The agencies that manage the fisheries must go with the best available information they have, which granted isn’t perfect. I’m sure most people would agree, if anyone is to err, it’s best to do it on the side of the fish. As Fritz Charles said at the previous Working Group meeting, “I want my grandchild’s grandchildren to fish for Chinook 40 years from now.”
According to the Bethel Test Fishery this is how dire the Chinook run is:
Graph showing relatively few fish caught in the Bethel Test Fishery
(While Nick Kameroff was captaining his barge past Napaimute he noted that the much of the early run is comprised of the white-nosed kings that tend to run much deeper than the remainder of the run – so he did question how valid the numbers were this early in the run)

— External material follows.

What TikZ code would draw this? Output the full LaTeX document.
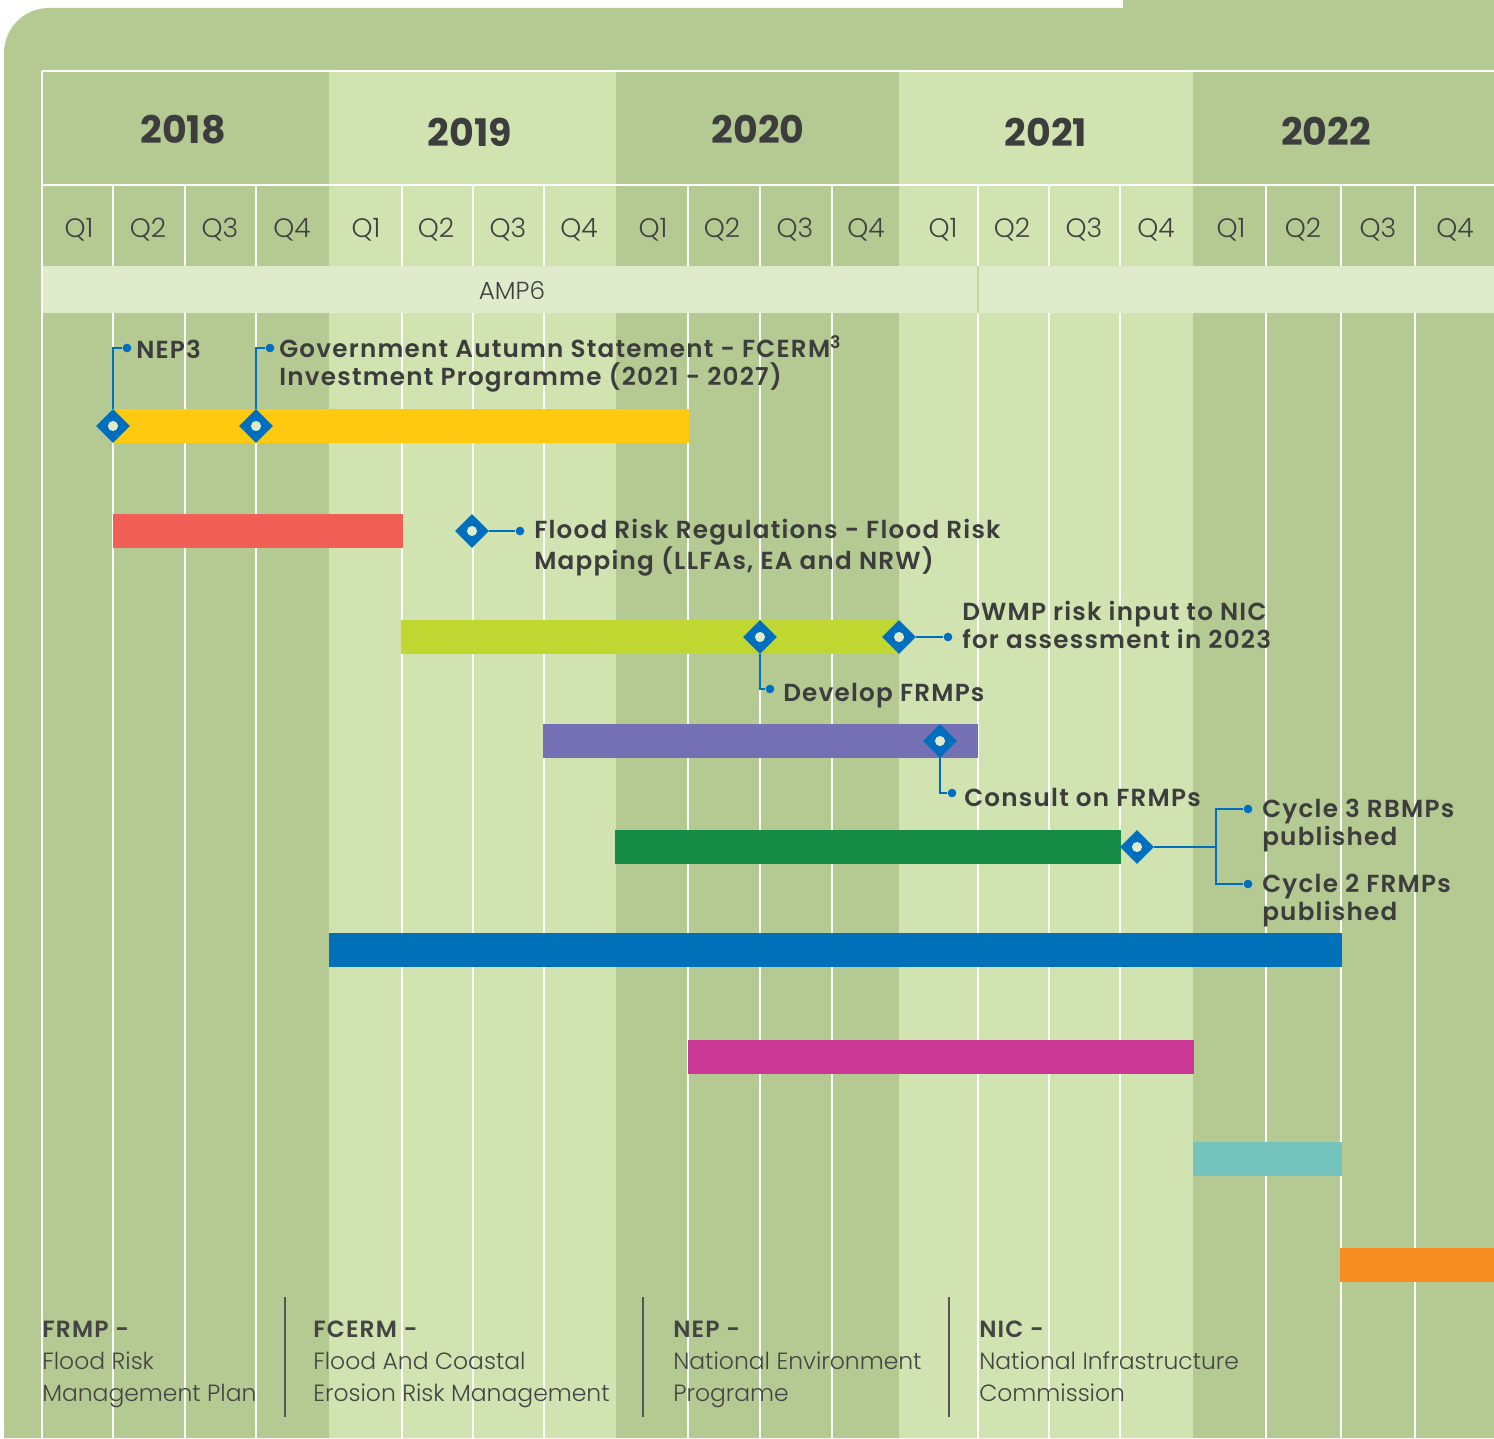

This graph shows this year’s Test Fishery numbers compared to the previous four years. Remember that 2010 had been the lowest year on record, but 2011 wasn’t much better; note that none of the previous four years met the Department’s escapement goals (verified by the weir data in the later table).
The graph’s numbers on the left correspond to how many fish have been caught so far or by a particular date – so by this time the past few years, even the low run of 2010 had many more fish than caught this year. Obviously this can indicate a late run, but more than likely it’s showing a weak run. In fact, most years exhibiting a late run tended to be on the weaker side. As you can see, this year we’re pretty much flat-lined at a very low number as far as the Catch Per Unit Effort.
Here’s a different way of showing the Bethel Test Fish numbers over the last 9 years:
Bethel Test Fish Cumulative Results As Of June 15
Once again here are the escapement numbers the past five years.
Escapement The Previous 5 Years From Weir Data
Keep in mind that the 5-day restriction – or any for that matter – can be rescinded if the assessment tools determine that the run is adequate.
A VERY IMPORTANT MESSAGE IS THAT over the past few months both agencies, as well as the Working Group and other local organizations, have publically promoted the use of other more abundant fish species (e.g., chums & sockeye) as a conservation measure.
However, during ONC’s in-season harvest surveys at least one family reportedly stopped fishing recently because they, “were catching too many sheefish”. But isn’t that the type of sacrifice that is needed if we want to conserve the Chinook?
One topic of discussion in which great frustration was expressed was that of sport fishing in the tributaries – specifically those that weren’t closed going into the season. The tributaries closed several months ago through an Emergency Order include the George, Aniak, Tuluksak, Kisaralik, Kasigluk and Kwethluk rivers; the three not closed are Holokuk, Oskwalik, and Holitna.
John Chythlook (ADF&G Sport Fish) noted that the Department released an Emergency Order this past Wednesday (13th) that reduced the sport fish limit to one Chinook in those tributaries still open. The EO, however, also closed the mainstem of the Kuskokwim to all sport fishing for Chinook salmon. This would include the area right in front of Aniak along the dike as well as the popular confluences of the Owhut and Holokuk rivers.
Mark Leary and others pointed out that sport fishers could still fish the Holokuk and Oskwalik rivers while subsistence fishers were unable to fish. John Chythlook stated that if the numbers show that the run hasn’t improved by the time sport fishing gears up it is likely that they will likely close all tributaries to sport fishing for Chinook salmon.